On Thu, August 24, 2006 14:23, claudio987\@libero\.it wrote:
>> Yes. Well, I also received an email from Sietske van Zanen who thought
>> more thoroughly than I did, but he hit the wrong butten and it was not sent
>> to the list. This was his answer and I have to agree with him:
>>
>>
>> [quote]
>> I do not see what use it is, to block this on your firewall. WoL is a
>> broadcast, hence it will already never traverse a firewall if it's configured
>> correctly. On the local LAN segment they will never pass a firewall before
>> reaching a LAN station. That's the whole idea of broadcasting.
>>
>> The best thing to do is disable WoL on the workstations.
>>
>>
>> -Sietse
>> [/quote]
>>
>> Gr,
>> Rob
>>
> how can I block wol packets? I must disable broadcasting? In what way? I wont
> to use wol only in my lan. I have a linux box router: 192.168.0.1 and 4 pc on
> lan 192.168.0.2 192.168.0.3 192.168.0.4 192.168.0.5. I must disable it with
> iptables on 192.168.0.1 (router).
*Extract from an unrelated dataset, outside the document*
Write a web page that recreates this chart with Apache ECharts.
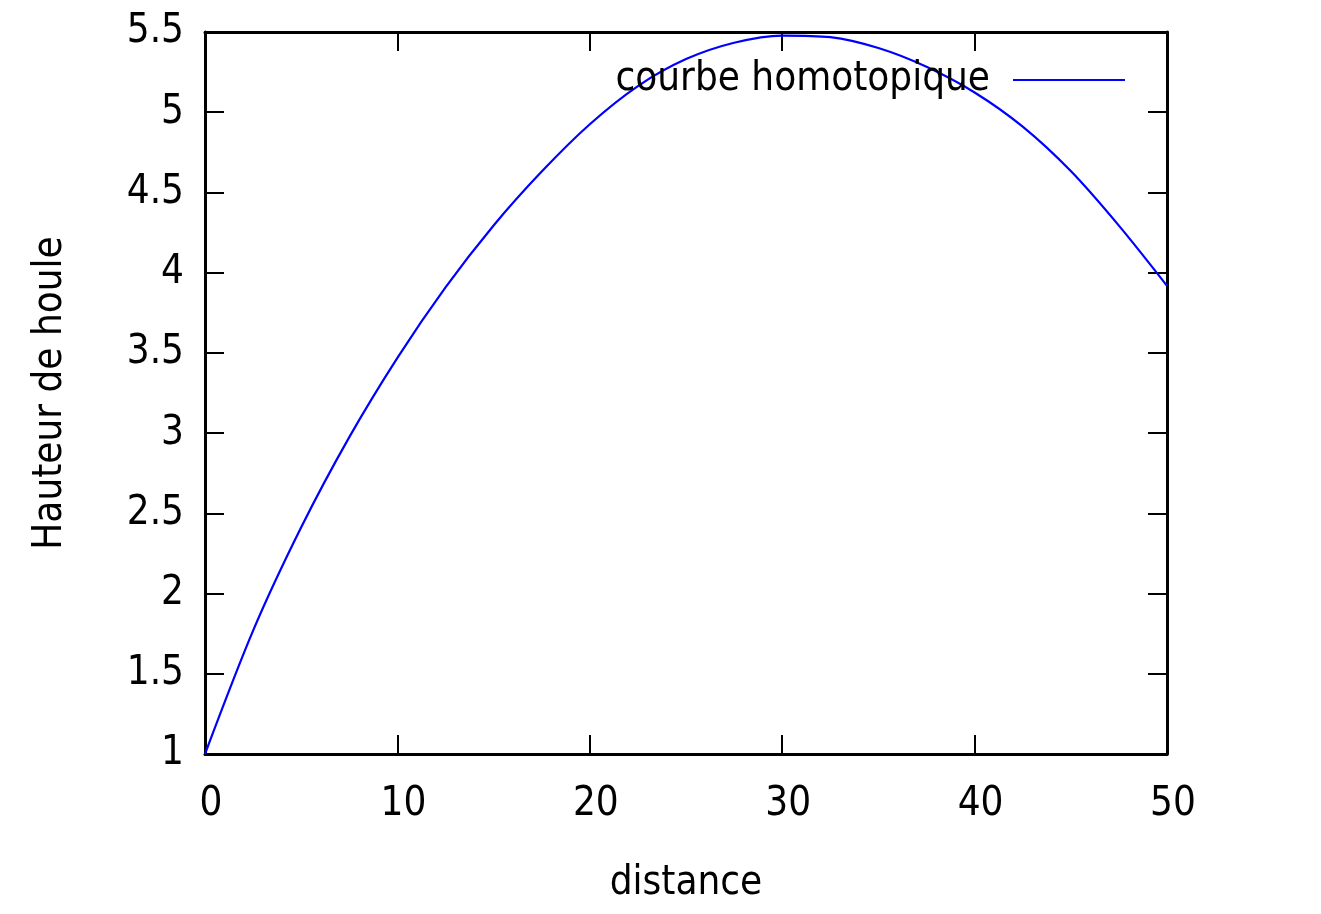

Thanks

Did you read Sietse's comment?
- WOL is a broadcast and broadcasts typically *do not pass* a router, in this
case your Linux firewall.
- If the WOL packet is coming from your LAN you *cannot* block it using your
Linux firewall, because the packets *do not pass through* it.

Disable the WOL feature on your clients, as Sietse suggested.